Data extract:
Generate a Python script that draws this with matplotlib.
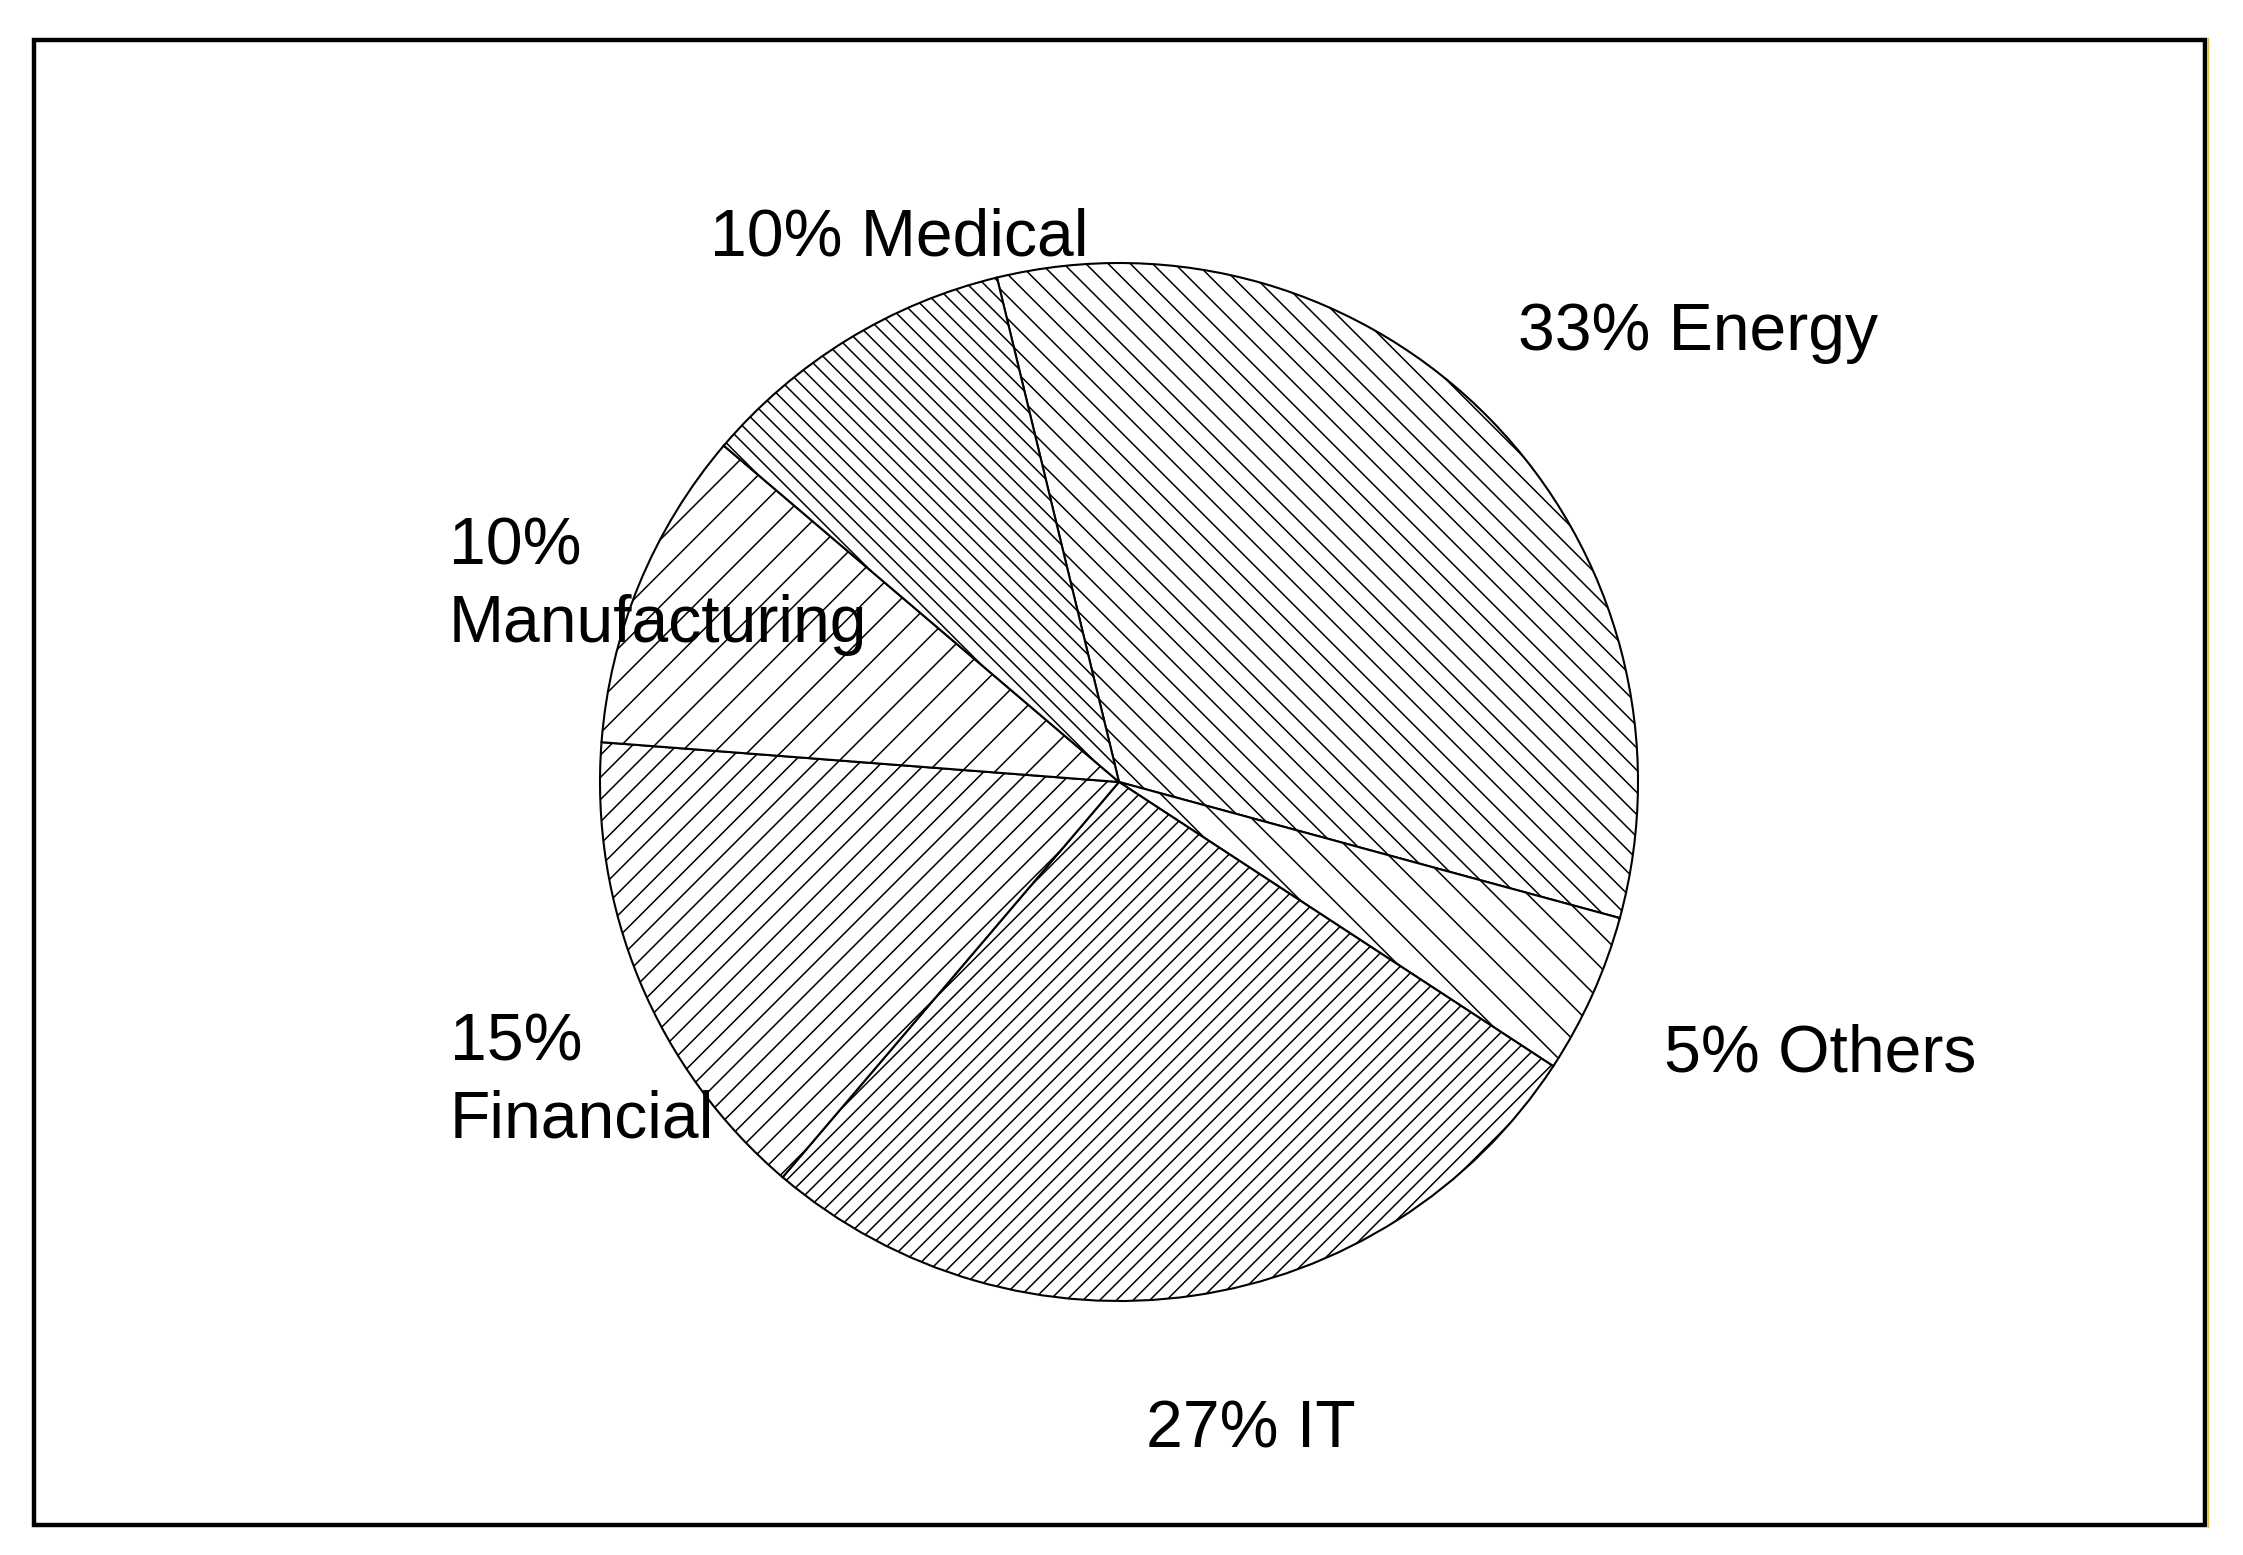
import matplotlib
matplotlib.use('Agg')
import matplotlib.pyplot as plt
from matplotlib.patches import Rectangle
from matplotlib.lines import Line2D

# ---- data ----
sectors = ['Energy', 'Others', 'IT', 'Financial', 'Manufacturing', 'Medical']
shares = [33, 5, 27, 15, 10, 10]
separators = [' ', ' ', ' ', '\n', '\n', ' ']
hatches = ['\\\\\\', '\\\\', '////', '///', '//', '\\\\\\\\']

# ---- style / layout ----
W, H, DPI = 2243, 1555, 200
plt.rcParams['font.family'] = ['Liberation Sans', 'DejaVu Sans']
plt.rcParams['hatch.linewidth'] = 0.55
plt.rcParams['hatch.color'] = 'black'

fig = plt.figure(figsize=(W / DPI, H / DPI), dpi=DPI)
fig.patch.set_facecolor('white')

cx, cy, r = 1119, 782, 519   # pie centre / radius in pixels (y from top)
ax = fig.add_axes([(cx - r) / W, 1 - (cy + r) / H, 2 * r / W, 2 * r / H])
wedges, _ = ax.pie(shares, startangle=103.6, counterclock=False, radius=1,
                   colors=['white'] * len(shares), hatch=hatches,
                   wedgeprops=dict(edgecolor='black', linewidth=0.75))
ax.set_xlim(-1, 1)
ax.set_ylim(-1, 1)
ax.axis('off')

# label anchor points (left, baseline of last line) in pixels from top-left
label_pos = {
    'Energy': (1518, 350),
    'Others': (1664, 1072),
    'IT': (1146, 1448),
    'Financial': (450, 1138),
    'Manufacturing': (449, 642),
    'Medical': (710, 255),
}
for s, v, sep in zip(sectors, shares, separators):
    x, y = label_pos[s]
    fig.text(x / W, 1 - y / H, f"{v}%{sep}{s}", ha='left', va='baseline',
             multialignment='left', fontsize=23.8, color='black',
             linespacing=1.33)

# outer frame
fig.add_artist(Rectangle((34 / W, 1 - 1525 / H), (2204.5 - 34) / W,
                         (1525 - 39.5) / H, transform=fig.transFigure,
                         fill=False, edgecolor='black', linewidth=1.6))
fig.add_artist(Line2D([2207.6 / W, 2207.6 / W], [1 - 1527 / H, 1 - 38 / H],
                      transform=fig.transFigure, color='#f2c200',
                      linewidth=0.5))

fig.savefig('out.png', dpi=DPI, facecolor='white')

Exercise prompt:
Pictures excluded, repeat exactly the lines from the top of the material through the line with "plt.rcParams['hatch.color'] = 'black'", including both of those lines.

Task result:
Generate a Python script that draws this with matplotlib.
import matplotlib
matplotlib.use('Agg')
import matplotlib.pyplot as plt
from matplotlib.patches import Rectangle
from matplotlib.lines import Line2D

# ---- data ----
sectors = ['Energy', 'Others', 'IT', 'Financial', 'Manufacturing', 'Medical']
shares = [33, 5, 27, 15, 10, 10]
separators = [' ', ' ', ' ', '\n', '\n', ' ']
hatches = ['\\\\\\', '\\\\', '////', '///', '//', '\\\\\\\\']

# ---- style / layout ----
W, H, DPI = 2243, 1555, 200
plt.rcParams['font.family'] = ['Liberation Sans', 'DejaVu Sans']
plt.rcParams['hatch.linewidth'] = 0.55
plt.rcParams['hatch.color'] = 'black'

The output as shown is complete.